[BEGIN Data for the task]
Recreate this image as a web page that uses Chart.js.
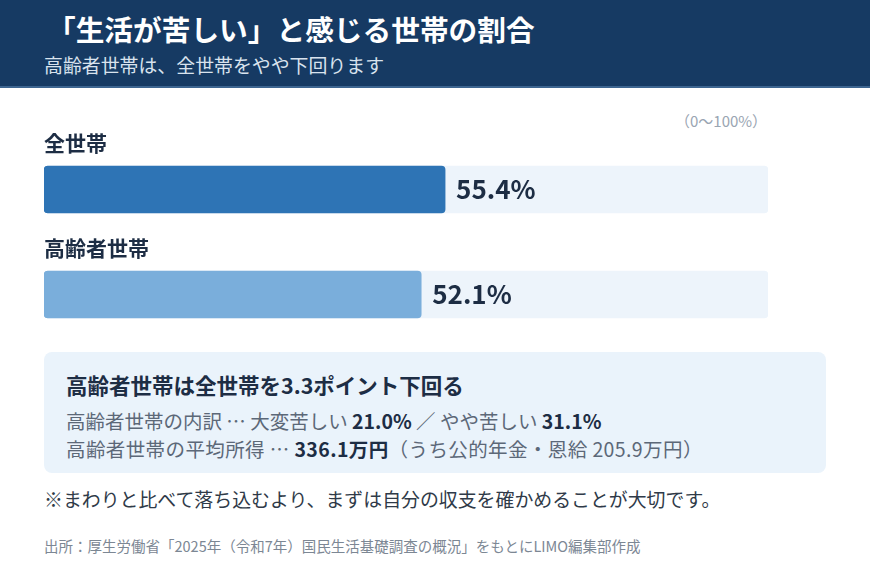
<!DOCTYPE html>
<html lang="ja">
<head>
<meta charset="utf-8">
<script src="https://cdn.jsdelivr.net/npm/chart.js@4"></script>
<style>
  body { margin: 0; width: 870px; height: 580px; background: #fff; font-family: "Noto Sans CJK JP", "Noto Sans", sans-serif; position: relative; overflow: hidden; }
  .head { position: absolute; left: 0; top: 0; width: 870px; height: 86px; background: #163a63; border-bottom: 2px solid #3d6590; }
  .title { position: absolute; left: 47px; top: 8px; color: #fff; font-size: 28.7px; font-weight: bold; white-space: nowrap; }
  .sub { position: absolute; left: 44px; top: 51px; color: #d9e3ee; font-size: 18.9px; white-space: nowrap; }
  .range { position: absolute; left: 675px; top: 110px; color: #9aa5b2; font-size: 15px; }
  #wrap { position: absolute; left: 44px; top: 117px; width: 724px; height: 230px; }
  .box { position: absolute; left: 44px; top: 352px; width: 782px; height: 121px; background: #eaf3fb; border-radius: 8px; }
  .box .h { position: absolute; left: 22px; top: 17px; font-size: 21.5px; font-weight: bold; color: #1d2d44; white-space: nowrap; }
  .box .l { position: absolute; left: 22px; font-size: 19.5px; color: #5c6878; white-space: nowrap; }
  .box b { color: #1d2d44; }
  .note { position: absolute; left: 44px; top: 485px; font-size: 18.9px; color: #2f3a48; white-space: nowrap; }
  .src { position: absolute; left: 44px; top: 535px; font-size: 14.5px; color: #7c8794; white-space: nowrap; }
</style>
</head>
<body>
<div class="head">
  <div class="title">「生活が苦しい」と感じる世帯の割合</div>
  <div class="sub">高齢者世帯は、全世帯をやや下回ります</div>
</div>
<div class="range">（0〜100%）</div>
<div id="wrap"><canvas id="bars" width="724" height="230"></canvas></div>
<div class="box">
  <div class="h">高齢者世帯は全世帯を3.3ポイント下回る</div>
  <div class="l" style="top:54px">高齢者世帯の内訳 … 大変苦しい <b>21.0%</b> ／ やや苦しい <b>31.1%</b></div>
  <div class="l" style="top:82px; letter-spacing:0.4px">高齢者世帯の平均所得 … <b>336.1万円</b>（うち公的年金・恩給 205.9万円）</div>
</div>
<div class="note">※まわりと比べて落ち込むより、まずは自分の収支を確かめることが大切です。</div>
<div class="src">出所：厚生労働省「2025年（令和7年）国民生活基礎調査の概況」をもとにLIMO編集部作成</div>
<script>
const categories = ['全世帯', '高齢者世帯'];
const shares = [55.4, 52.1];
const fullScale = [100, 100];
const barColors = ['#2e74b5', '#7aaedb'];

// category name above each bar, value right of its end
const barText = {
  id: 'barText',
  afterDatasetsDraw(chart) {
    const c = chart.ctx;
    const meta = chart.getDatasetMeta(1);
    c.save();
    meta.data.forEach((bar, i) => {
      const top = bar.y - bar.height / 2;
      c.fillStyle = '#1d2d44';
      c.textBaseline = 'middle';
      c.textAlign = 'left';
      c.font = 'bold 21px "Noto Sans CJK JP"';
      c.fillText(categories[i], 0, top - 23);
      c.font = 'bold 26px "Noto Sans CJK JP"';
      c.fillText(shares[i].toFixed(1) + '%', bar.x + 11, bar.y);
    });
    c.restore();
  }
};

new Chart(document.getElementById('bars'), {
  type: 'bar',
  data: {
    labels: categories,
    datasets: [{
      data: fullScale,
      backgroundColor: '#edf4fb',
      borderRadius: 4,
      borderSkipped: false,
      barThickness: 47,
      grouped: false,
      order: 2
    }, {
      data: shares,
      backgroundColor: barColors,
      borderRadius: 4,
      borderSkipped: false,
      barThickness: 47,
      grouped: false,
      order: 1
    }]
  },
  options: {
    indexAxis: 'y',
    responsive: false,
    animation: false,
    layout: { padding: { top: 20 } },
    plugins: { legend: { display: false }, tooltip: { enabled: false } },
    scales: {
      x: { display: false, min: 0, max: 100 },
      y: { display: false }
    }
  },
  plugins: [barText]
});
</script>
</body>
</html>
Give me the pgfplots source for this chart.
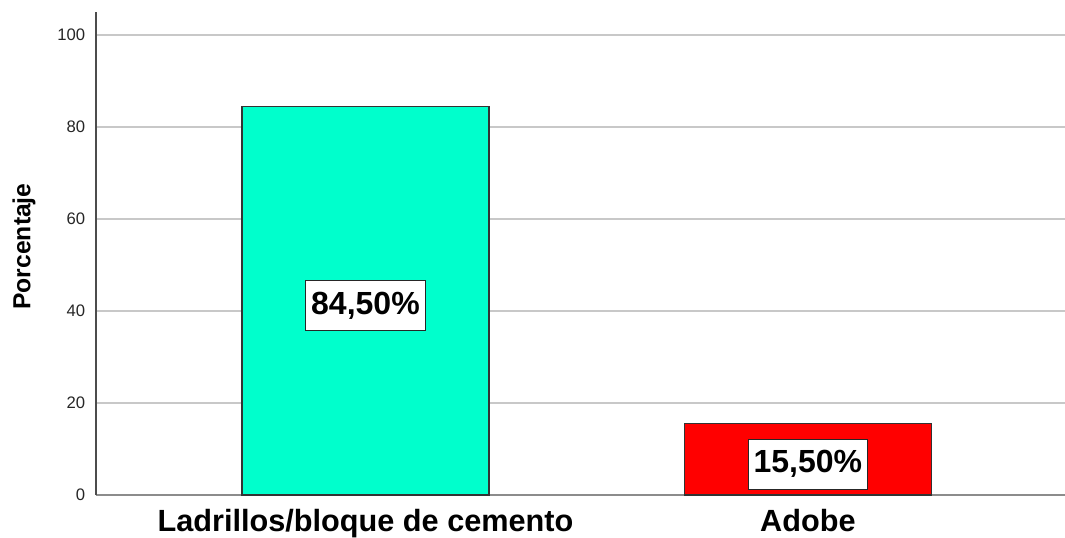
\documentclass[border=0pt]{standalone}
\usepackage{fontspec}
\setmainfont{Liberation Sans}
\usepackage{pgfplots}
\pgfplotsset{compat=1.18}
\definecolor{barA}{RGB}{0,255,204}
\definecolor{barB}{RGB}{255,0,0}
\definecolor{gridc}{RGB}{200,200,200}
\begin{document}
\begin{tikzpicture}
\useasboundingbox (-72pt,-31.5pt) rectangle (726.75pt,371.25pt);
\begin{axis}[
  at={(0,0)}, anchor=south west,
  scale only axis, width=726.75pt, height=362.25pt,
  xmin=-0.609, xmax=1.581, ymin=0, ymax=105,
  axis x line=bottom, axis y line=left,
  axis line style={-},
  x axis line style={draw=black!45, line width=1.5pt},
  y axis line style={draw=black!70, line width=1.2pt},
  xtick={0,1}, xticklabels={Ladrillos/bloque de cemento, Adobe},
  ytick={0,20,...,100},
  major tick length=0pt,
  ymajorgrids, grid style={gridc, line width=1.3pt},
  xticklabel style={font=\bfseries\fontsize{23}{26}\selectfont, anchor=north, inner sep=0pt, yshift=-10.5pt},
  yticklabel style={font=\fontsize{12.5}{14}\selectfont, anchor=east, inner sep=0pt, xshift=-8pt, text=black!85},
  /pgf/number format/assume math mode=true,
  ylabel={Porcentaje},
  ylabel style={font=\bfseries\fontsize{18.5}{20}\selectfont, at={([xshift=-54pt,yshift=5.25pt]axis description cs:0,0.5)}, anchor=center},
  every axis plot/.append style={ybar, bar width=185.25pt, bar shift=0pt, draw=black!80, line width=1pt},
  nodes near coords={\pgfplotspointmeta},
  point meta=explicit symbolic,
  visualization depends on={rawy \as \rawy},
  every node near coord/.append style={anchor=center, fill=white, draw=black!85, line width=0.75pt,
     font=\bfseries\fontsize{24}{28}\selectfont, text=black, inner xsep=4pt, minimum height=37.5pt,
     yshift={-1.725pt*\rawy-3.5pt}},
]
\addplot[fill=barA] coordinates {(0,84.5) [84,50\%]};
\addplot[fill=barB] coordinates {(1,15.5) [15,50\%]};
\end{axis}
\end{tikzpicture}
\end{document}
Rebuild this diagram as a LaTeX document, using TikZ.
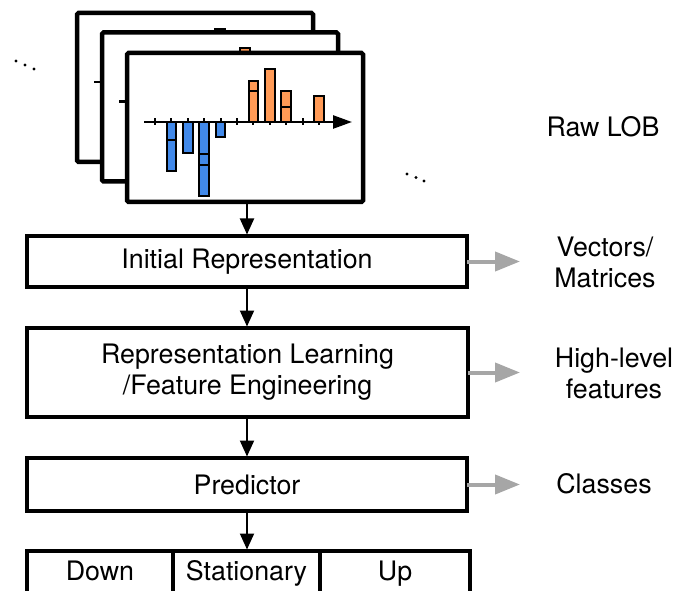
[END Data for the task]
- [Required task]:
Reproduce the material above verbatim; omit every picture.

- [Answer for the task]:
Recreate this image as a web page that uses Chart.js.
<!DOCTYPE html>
<html lang="ja">
<head>
<meta charset="utf-8">
<script src="https://cdn.jsdelivr.net/npm/chart.js@4"></script>
<style>
  body { margin: 0; width: 870px; height: 580px; background: #fff; font-family: "Noto Sans CJK JP", "Noto Sans", sans-serif; position: relative; overflow: hidden; }
  .head { position: absolute; left: 0; top: 0; width: 870px; height: 86px; background: #163a63; border-bottom: 2px solid #3d6590; }
  .title { position: absolute; left: 47px; top: 8px; color: #fff; font-size: 28.7px; font-weight: bold; white-space: nowrap; }
  .sub { position: absolute; left: 44px; top: 51px; color: #d9e3ee; font-size: 18.9px; white-space: nowrap; }
  .range { position: absolute; left: 675px; top: 110px; color: #9aa5b2; font-size: 15px; }
  #wrap { position: absolute; left: 44px; top: 117px; width: 724px; height: 230px; }
  .box { position: absolute; left: 44px; top: 352px; width: 782px; height: 121px; background: #eaf3fb; border-radius: 8px; }
  .box .h { position: absolute; left: 22px; top: 17px; font-size: 21.5px; font-weight: bold; color: #1d2d44; white-space: nowrap; }
  .box .l { position: absolute; left: 22px; font-size: 19.5px; color: #5c6878; white-space: nowrap; }
  .box b { color: #1d2d44; }
  .note { position: absolute; left: 44px; top: 485px; font-size: 18.9px; color: #2f3a48; white-space: nowrap; }
  .src { position: absolute; left: 44px; top: 535px; font-size: 14.5px; color: #7c8794; white-space: nowrap; }
</style>
</head>
<body>
<div class="head">
  <div class="title">「生活が苦しい」と感じる世帯の割合</div>
  <div class="sub">高齢者世帯は、全世帯をやや下回ります</div>
</div>
<div class="range">（0〜100%）</div>
<div id="wrap"><canvas id="bars" width="724" height="230"></canvas></div>
<div class="box">
  <div class="h">高齢者世帯は全世帯を3.3ポイント下回る</div>
  <div class="l" style="top:54px">高齢者世帯の内訳 … 大変苦しい <b>21.0%</b> ／ やや苦しい <b>31.1%</b></div>
  <div class="l" style="top:82px; letter-spacing:0.4px">高齢者世帯の平均所得 … <b>336.1万円</b>（うち公的年金・恩給 205.9万円）</div>
</div>
<div class="note">※まわりと比べて落ち込むより、まずは自分の収支を確かめることが大切です。</div>
<div class="src">出所：厚生労働省「2025年（令和7年）国民生活基礎調査の概況」をもとにLIMO編集部作成</div>
<script>
const categories = ['全世帯', '高齢者世帯'];
const shares = [55.4, 52.1];
const fullScale = [100, 100];
const barColors = ['#2e74b5', '#7aaedb'];

// category name above each bar, value right of its end
const barText = {
  id: 'barText',
  afterDatasetsDraw(chart) {
    const c = chart.ctx;
    const meta = chart.getDatasetMeta(1);
    c.save();
    meta.data.forEach((bar, i) => {
      const top = bar.y - bar.height / 2;
      c.fillStyle = '#1d2d44';
      c.textBaseline = 'middle';
      c.textAlign = 'left';
      c.font = 'bold 21px "Noto Sans CJK JP"';
      c.fillText(categories[i], 0, top - 23);
      c.font = 'bold 26px "Noto Sans CJK JP"';
      c.fillText(shares[i].toFixed(1) + '%', bar.x + 11, bar.y);
    });
    c.restore();
  }
};

new Chart(document.getElementById('bars'), {
  type: 'bar',
  data: {
    labels: categories,
    datasets: [{
      data: fullScale,
      backgroundColor: '#edf4fb',
      borderRadius: 4,
      borderSkipped: false,
      barThickness: 47,
      grouped: false,
      order: 2
    }, {
      data: shares,
      backgroundColor: barColors,
      borderRadius: 4,
      borderSkipped: false,
      barThickness: 47,
      grouped: false,
      order: 1
    }]
  },
  options: {
    indexAxis: 'y',
    responsive: false,
    animation: false,
    layout: { padding: { top: 20 } },
    plugins: { legend: { display: false }, tooltip: { enabled: false } },
    scales: {
      x: { display: false, min: 0, max: 100 },
      y: { display: false }
    }
  },
  plugins: [barText]
});
</script>
</body>
</html>
Give me the pgfplots source for this chart.
\documentclass[border=0pt]{standalone}
\usepackage{fontspec}
\setmainfont{Liberation Sans}
\usepackage{pgfplots}
\pgfplotsset{compat=1.18}
\definecolor{barA}{RGB}{0,255,204}
\definecolor{barB}{RGB}{255,0,0}
\definecolor{gridc}{RGB}{200,200,200}
\begin{document}
\begin{tikzpicture}
\useasboundingbox (-72pt,-31.5pt) rectangle (726.75pt,371.25pt);
\begin{axis}[
  at={(0,0)}, anchor=south west,
  scale only axis, width=726.75pt, height=362.25pt,
  xmin=-0.609, xmax=1.581, ymin=0, ymax=105,
  axis x line=bottom, axis y line=left,
  axis line style={-},
  x axis line style={draw=black!45, line width=1.5pt},
  y axis line style={draw=black!70, line width=1.2pt},
  xtick={0,1}, xticklabels={Ladrillos/bloque de cemento, Adobe},
  ytick={0,20,...,100},
  major tick length=0pt,
  ymajorgrids, grid style={gridc, line width=1.3pt},
  xticklabel style={font=\bfseries\fontsize{23}{26}\selectfont, anchor=north, inner sep=0pt, yshift=-10.5pt},
  yticklabel style={font=\fontsize{12.5}{14}\selectfont, anchor=east, inner sep=0pt, xshift=-8pt, text=black!85},
  /pgf/number format/assume math mode=true,
  ylabel={Porcentaje},
  ylabel style={font=\bfseries\fontsize{18.5}{20}\selectfont, at={([xshift=-54pt,yshift=5.25pt]axis description cs:0,0.5)}, anchor=center},
  every axis plot/.append style={ybar, bar width=185.25pt, bar shift=0pt, draw=black!80, line width=1pt},
  nodes near coords={\pgfplotspointmeta},
  point meta=explicit symbolic,
  visualization depends on={rawy \as \rawy},
  every node near coord/.append style={anchor=center, fill=white, draw=black!85, line width=0.75pt,
     font=\bfseries\fontsize{24}{28}\selectfont, text=black, inner xsep=4pt, minimum height=37.5pt,
     yshift={-1.725pt*\rawy-3.5pt}},
]
\addplot[fill=barA] coordinates {(0,84.5) [84,50\%]};
\addplot[fill=barB] coordinates {(1,15.5) [15,50\%]};
\end{axis}
\end{tikzpicture}
\end{document}
Rebuild this diagram as a LaTeX document, using TikZ.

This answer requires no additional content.